:: Supplied data
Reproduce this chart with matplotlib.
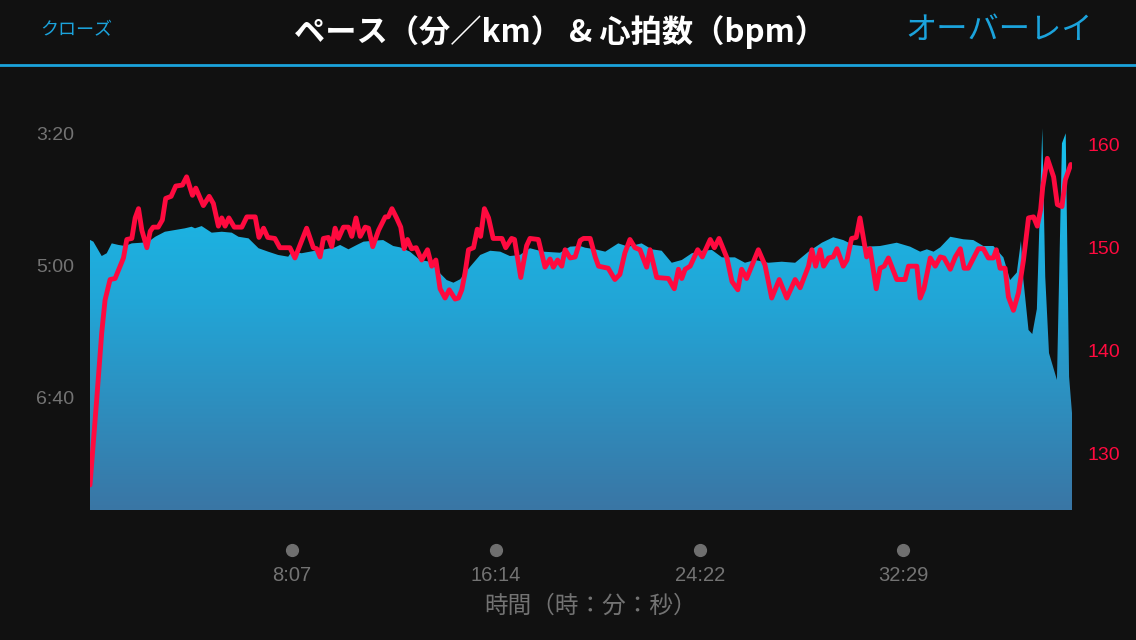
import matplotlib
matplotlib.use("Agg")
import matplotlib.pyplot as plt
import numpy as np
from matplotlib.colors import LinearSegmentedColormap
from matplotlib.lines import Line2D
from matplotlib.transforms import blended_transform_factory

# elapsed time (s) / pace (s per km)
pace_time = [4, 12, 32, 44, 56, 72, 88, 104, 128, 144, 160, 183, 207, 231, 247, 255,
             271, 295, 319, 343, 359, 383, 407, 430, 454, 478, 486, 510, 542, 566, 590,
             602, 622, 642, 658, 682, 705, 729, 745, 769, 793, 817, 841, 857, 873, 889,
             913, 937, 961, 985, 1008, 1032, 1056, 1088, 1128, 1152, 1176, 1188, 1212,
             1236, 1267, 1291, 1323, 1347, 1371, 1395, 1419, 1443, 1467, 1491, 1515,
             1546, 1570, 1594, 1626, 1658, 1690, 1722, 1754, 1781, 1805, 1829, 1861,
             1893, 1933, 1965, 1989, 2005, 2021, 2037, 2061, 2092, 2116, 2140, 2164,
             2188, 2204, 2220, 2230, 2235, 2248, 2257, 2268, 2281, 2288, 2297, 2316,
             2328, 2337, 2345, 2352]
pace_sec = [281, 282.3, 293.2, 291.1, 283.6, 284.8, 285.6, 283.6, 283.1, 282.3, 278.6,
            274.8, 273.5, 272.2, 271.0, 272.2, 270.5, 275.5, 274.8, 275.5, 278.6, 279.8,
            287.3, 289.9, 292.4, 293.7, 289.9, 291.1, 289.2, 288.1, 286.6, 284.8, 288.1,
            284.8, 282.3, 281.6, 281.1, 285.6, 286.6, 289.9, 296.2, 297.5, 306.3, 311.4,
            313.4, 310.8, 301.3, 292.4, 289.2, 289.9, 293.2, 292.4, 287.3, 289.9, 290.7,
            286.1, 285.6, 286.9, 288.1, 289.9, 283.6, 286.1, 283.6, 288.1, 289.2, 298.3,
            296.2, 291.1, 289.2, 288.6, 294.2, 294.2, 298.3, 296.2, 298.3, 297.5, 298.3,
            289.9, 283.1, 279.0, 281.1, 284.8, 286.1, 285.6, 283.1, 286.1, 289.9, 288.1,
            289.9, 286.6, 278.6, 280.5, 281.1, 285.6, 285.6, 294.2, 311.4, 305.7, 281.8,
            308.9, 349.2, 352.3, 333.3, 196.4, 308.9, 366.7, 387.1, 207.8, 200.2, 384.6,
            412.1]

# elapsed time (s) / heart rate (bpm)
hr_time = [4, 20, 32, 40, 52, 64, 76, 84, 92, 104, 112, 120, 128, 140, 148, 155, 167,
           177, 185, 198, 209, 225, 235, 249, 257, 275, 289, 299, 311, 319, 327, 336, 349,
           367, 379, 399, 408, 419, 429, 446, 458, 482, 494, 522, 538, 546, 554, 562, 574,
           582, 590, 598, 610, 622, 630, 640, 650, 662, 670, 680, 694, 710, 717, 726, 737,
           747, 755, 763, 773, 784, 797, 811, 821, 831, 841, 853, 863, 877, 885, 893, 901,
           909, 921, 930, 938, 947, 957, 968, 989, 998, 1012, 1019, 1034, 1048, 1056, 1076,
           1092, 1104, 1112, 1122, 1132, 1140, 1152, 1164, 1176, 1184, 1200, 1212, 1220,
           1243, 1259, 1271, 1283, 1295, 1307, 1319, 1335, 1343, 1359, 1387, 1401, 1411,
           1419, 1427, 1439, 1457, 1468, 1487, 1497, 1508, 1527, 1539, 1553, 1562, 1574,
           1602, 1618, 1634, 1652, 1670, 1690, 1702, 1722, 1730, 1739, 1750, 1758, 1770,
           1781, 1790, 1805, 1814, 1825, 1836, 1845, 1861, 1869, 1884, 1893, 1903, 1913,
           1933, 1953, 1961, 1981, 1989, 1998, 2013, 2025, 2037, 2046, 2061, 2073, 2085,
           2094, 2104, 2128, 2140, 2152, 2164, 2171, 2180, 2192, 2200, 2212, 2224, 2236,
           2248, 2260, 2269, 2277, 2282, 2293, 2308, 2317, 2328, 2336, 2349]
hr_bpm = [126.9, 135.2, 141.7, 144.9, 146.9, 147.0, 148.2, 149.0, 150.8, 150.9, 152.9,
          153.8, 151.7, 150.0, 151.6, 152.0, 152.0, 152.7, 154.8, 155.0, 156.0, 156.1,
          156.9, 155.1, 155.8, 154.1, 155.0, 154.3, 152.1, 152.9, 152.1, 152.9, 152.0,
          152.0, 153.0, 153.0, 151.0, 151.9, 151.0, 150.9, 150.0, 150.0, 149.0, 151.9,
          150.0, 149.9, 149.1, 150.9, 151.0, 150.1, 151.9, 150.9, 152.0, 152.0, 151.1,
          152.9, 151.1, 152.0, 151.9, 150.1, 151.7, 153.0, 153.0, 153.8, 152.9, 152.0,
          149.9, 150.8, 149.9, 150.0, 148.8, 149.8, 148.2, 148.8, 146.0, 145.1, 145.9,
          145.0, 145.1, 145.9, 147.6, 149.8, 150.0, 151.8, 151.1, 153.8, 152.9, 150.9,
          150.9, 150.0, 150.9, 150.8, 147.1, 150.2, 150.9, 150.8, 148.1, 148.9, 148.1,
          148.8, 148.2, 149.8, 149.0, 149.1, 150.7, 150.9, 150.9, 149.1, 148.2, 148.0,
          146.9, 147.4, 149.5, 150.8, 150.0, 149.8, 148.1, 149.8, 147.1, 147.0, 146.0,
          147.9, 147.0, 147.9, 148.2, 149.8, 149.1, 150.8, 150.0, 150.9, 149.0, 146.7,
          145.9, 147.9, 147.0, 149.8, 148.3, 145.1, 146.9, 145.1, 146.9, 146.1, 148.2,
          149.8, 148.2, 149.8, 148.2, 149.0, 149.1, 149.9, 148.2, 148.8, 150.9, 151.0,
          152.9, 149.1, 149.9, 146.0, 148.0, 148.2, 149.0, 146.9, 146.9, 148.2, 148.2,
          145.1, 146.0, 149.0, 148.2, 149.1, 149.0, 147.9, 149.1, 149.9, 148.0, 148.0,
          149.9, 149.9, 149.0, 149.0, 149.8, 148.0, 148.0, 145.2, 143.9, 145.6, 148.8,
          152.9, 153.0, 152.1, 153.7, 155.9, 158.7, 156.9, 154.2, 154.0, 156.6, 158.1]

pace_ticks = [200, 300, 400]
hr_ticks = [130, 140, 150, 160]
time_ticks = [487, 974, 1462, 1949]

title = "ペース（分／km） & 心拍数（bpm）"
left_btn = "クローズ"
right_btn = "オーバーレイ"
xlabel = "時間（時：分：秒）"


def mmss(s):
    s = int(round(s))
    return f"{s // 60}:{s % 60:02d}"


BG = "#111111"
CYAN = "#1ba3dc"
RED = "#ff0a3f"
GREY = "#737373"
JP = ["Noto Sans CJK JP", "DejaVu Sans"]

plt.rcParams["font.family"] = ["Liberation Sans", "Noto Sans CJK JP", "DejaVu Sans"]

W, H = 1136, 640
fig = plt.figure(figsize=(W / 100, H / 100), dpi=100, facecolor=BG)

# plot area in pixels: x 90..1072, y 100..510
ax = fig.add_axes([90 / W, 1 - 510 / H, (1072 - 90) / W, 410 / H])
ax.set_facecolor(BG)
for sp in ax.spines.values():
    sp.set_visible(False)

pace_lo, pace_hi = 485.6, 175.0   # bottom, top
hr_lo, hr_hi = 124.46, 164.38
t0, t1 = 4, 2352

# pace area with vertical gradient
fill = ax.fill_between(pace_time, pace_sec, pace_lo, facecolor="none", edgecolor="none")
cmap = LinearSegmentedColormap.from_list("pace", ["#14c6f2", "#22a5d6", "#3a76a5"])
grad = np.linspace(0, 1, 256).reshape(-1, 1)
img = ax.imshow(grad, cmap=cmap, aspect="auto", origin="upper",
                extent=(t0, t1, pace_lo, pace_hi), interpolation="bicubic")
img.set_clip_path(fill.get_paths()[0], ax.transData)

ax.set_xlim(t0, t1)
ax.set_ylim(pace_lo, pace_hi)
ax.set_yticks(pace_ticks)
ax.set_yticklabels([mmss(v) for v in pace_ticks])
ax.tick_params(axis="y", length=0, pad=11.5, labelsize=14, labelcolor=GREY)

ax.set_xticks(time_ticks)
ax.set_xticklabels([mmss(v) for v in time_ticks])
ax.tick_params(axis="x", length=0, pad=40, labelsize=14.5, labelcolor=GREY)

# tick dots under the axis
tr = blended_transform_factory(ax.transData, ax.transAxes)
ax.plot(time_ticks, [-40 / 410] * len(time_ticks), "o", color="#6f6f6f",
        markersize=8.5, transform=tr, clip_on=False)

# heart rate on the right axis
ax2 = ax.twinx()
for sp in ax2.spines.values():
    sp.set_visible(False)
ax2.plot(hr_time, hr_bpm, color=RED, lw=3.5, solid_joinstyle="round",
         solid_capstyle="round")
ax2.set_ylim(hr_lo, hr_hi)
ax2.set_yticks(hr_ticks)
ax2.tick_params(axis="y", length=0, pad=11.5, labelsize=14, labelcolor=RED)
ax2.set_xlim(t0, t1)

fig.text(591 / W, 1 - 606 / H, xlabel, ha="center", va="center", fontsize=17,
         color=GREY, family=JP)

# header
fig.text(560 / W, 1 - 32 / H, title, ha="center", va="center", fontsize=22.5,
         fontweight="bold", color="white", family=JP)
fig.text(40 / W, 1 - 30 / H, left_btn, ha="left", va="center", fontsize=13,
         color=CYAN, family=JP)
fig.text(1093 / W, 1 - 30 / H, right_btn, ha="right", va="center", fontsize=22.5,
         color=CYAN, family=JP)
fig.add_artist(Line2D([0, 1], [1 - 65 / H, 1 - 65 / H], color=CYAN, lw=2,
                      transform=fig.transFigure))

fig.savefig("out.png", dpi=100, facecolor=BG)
::::
Directions for this task:
Restate each line from the start of the listing through the line bearing "from matplotlib.transforms import" word for word. Drop the pictures.

Response for this exercise:
Reproduce this chart with matplotlib.
import matplotlib
matplotlib.use("Agg")
import matplotlib.pyplot as plt
import numpy as np
from matplotlib.colors import LinearSegmentedColormap
from matplotlib.lines import Line2D
from matplotlib.transforms import blended_transform_factory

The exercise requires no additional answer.